ちなみに道光庵の蕎麦振る舞いを禁止した「不許蕎麦」の石碑は現在も残されており、東京都世田谷区北烏山に移設された称往院極楽寺の門前に見ることができます。

梨(なし)

「二十世紀梨」という梨の人気品種があります。発祥の地とされる千葉県松戸市には「二十世紀梨元町」という町名が残されていますが、この梨が生まれたのは1897年のこと。つまり20世紀ではなく、19世紀末なのです。二十世紀梨ではなく、十九世紀梨ということになるのですが、命名には「新世紀には梨の王座につくだろう」という思いが込められたそう。

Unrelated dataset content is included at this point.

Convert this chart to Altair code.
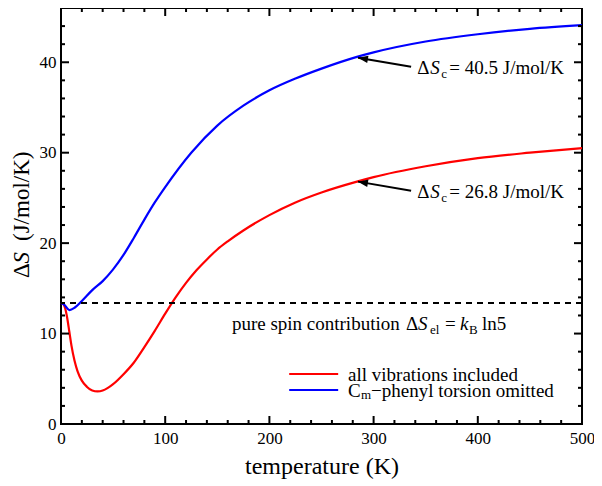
import altair as alt
import pandas as pd

# ---- data ----
T_red = [0, 2, 4, 6, 8, 10, 13, 16, 20, 25, 30, 35, 40, 45, 50, 60, 70, 80, 90, 100, 110, 120, 130,
         140, 150, 160, 175, 200, 225, 250, 284, 300, 350, 400, 450, 500]
S_red = [13.38, 13.3, 12.8, 11.7, 10.2, 8.7, 7.0, 5.8, 4.8, 4.1, 3.7, 3.6, 3.7, 4.0, 4.4, 5.5, 6.8, 8.5, 10.3,
         12.2, 14.0, 15.6, 17.0, 18.2, 19.3, 20.2, 21.4, 23.1, 24.5, 25.6, 26.8, 27.3, 28.5, 29.4, 30.0, 30.5]
T_blue = [0, 3, 8, 13, 20, 30, 40, 50, 60, 70, 80, 90, 100, 125, 150, 175, 200, 225, 250, 284, 300, 350,
          400, 450, 500]
S_blue = [13.38, 13.2, 12.6, 12.85, 13.6, 14.8, 15.8, 17.1, 18.7, 20.6, 22.6, 24.5, 26.2, 30.0, 33.0, 35.2,
          36.9, 38.2, 39.3, 40.6, 41.1, 42.3, 43.1, 43.7, 44.1]
series_names = ["all vibrations included", "Cm-phenyl torsion omitted"]
series_colors = ["#ff0000", "#0000ff"]
spin_value = 13.38

x_major = [0, 100, 200, 300, 400, 500]
x_minor = [20, 40, 60, 80, 120, 140, 160, 180, 220, 240, 260, 280, 320, 340, 360, 380, 420, 440, 460, 480]
y_major = [0, 10, 20, 30, 40]
y_minor = [2, 4, 6, 8, 12, 14, 16, 18, 22, 24, 26, 28, 32, 34, 36, 38, 42, 44]

# annotation arrows (tip on curve, tail near label)
arrow_tip_T = [285, 285]
arrow_tip_S = [40.5, 26.8]
arrow_tail_T = [336, 336]
arrow_tail_S = [39.5, 25.8]
annot_values = ["40.5", "26.8"]
annot_T = [342, 342]
annot_S = [38.7, 25.0]

spin_T, spin_S = 164, 10.4

legend_T1, legend_T2, legend_text_T = 219, 266, 275.5
legend_S = [5.53, 3.76]

W, H = 521, 416
FONT = "Liberation Serif, Times New Roman, serif"

xs = alt.Scale(domain=[0, 500], nice=False, zero=False)
ys = alt.Scale(domain=[0, 46], nice=False, zero=False)
x_axis = alt.Axis(values=x_major, ticks=False, domain=False, grid=False, labelFontSize=17,
                  labelPadding=6, title="temperature (K)", titleFontSize=24, titlePadding=8,
                  titleFontWeight="normal", labelFlush=False, labelFont=FONT, titleFont=FONT)
y_axis = alt.Axis(values=y_major, ticks=False, domain=False, grid=False, labelFontSize=17,
                  labelPadding=5, title=None, labelFont=FONT)
X = lambda f="T": alt.X(f"{f}:Q", scale=xs, axis=x_axis)
Y = lambda f="S": alt.Y(f"{f}:Q", scale=ys, axis=y_axis)

curves = pd.DataFrame({
    "T": T_red + T_blue,
    "S": S_red + S_blue,
    "series": [series_names[0]] * len(T_red) + [series_names[1]] * len(T_blue),
})

layers = []
layers.append(
    alt.Chart(curves).mark_line(strokeWidth=2.2, interpolate="monotone").encode(
        x=X(), y=Y(),
        color=alt.Color("series:N", scale=alt.Scale(domain=series_names, range=series_colors), legend=None),
        detail="series:N",
    )
)
layers.append(
    alt.Chart(pd.DataFrame({"S": [spin_value]})).mark_rule(strokeDash=[6, 5], strokeWidth=2, color="black").encode(y=Y())
)

def ticks(vals, side, length):
    if side in ("bottom", "top"):
        df = pd.DataFrame({"T": vals})
        y0, y1 = (H, H - length) if side == "bottom" else (0, length)
        return alt.Chart(df).mark_rule(strokeWidth=2, color="black").encode(
            x=X(), y=alt.value(y0), y2=alt.value(y1))
    df = pd.DataFrame({"S": vals})
    x0, x1 = (0, length) if side == "left" else (W, W - length)
    return alt.Chart(df).mark_rule(strokeWidth=2, color="black").encode(
        y=Y(), x=alt.value(x0), x2=alt.value(x1))

for side in ("bottom", "top"):
    layers.append(ticks(x_major, side, 8))
    layers.append(ticks(x_minor, side, 4))
for side in ("left", "right"):
    layers.append(ticks(y_major[1:], side, 8))
    layers.append(ticks(y_minor, side, 4))

arrows = pd.DataFrame({"T": arrow_tail_T, "S": arrow_tail_S, "T2": arrow_tip_T, "S2": arrow_tip_S})
layers.append(
    alt.Chart(arrows).mark_rule(strokeWidth=2, color="black").encode(
        x=X(), y=Y(), x2="T2:Q", y2="S2:Q")
)
heads = pd.DataFrame({"T": arrow_tip_T, "S": arrow_tip_S})
layers.append(
    alt.Chart(heads).mark_point(shape="M0,0L-2,-0.75L-2,0.75Z", size=100, angle=189.6,
                                filled=True, color="black", opacity=1).encode(x=X(), y=Y())
)

pieces = []
for t, s, v in zip(annot_T, annot_S, annot_values):
    pieces += [(t, s, 0, 0, "\u0394", "n"), (t, s, 13, 0, "S", "i"), (t, s, 24, 4, "c", "sub"),
               (t, s, 32, 0, f"= {v} J/mol/K", "n")]
pieces += [
    (spin_T, spin_S, 0, 0, "pure spin contribution", "n"),
    (spin_T, spin_S, 174, 0, "\u0394", "n"),
    (spin_T, spin_S, 186, 0, "S", "i"),
    (spin_T, spin_S, 198, 4, "el", "sub"),
    (spin_T, spin_S, 213, 0, "=", "n"),
    (spin_T, spin_S, 228, 0, "k", "i"),
    (spin_T, spin_S, 237, 4, "B", "sub"),
    (spin_T, spin_S, 250, 0, "ln5", "n"),
]
styles = {"n": dict(fontSize=19), "i": dict(fontSize=19, fontStyle="italic"), "sub": dict(fontSize=13)}
for t, s, dx, dy, txt, st in pieces:
    layers.append(
        alt.Chart(pd.DataFrame({"T": [t], "S": [s], "txt": [txt]})).mark_text(
            align="left", baseline="alphabetic", dx=dx, dy=dy, color="black", font=FONT, **styles[st]
        ).encode(x=X(), y=Y(), text="txt:N")
    )

leg = pd.DataFrame({"T": [legend_T1] * 2, "T2": [legend_T2] * 2, "S": legend_S, "series": series_names})
layers.append(
    alt.Chart(leg).mark_rule(strokeWidth=2.2).encode(
        x=X(), x2="T2:Q", y=Y(),
        color=alt.Color("series:N", scale=alt.Scale(domain=series_names, range=series_colors), legend=None))
)
leg_pieces = [
    (legend_S[0], 0, 0, "all vibrations included", "n"),
    (legend_S[1], 0, 0, "C", "n"),
    (legend_S[1], 13, 4, "m", "sub"),
    (legend_S[1], 23, 0, "\u2212phenyl torsion omitted", "n"),
]
for s, dx, dy, txt, st in leg_pieces:
    layers.append(
        alt.Chart(pd.DataFrame({"T": [legend_text_T], "S": [s], "txt": [txt]})).mark_text(
            align="left", baseline="middle", dx=dx, dy=dy + 1, color="black", font=FONT, **styles[st]
        ).encode(x=X(), y=Y(), text="txt:N")
    )

ytitle = [(270, "\u0394", "normal"), (255.5, "S", "italic"), (233, "(J/mol/K)", "normal")]
for py, txt, fs in ytitle:
    layers.append(
        alt.Chart(pd.DataFrame({"txt": [txt]})).mark_text(
            align="left", baseline="middle", angle=270, fontSize=23, fontStyle=fs, font=FONT, color="black"
        ).encode(x=alt.value(-39), y=alt.value(py), text="txt:N")
    )

chart = alt.layer(*layers).properties(
    width=W, height=H,
    autosize=alt.AutoSizeParams(type="none"),
    padding={"left": 53, "top": 0, "right": 12, "bottom": 62},
).configure_view(stroke="black", strokeWidth=2).configure_axis(
    labelColor="black", titleColor="black"
)

chart.save("out.html", embed_options={"renderer": "svg", "actions": False})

生産者の思いが伝わってきますね。

ちなみに梨の栽培、品種改良の歴史は古く、江戸時代にはなんと100種類を超える品種が生まれていたとか。

まとめ

いかがでしたか? 食にまつわるお話に耽りつつ、秋の味覚を楽しめば、その風味も増すというもの。今年は手が届きやすいというまつたけから、いつもよりちょっぴり高価なさんままで、天の恵みをたくさんいただいてはいかがでしょうか。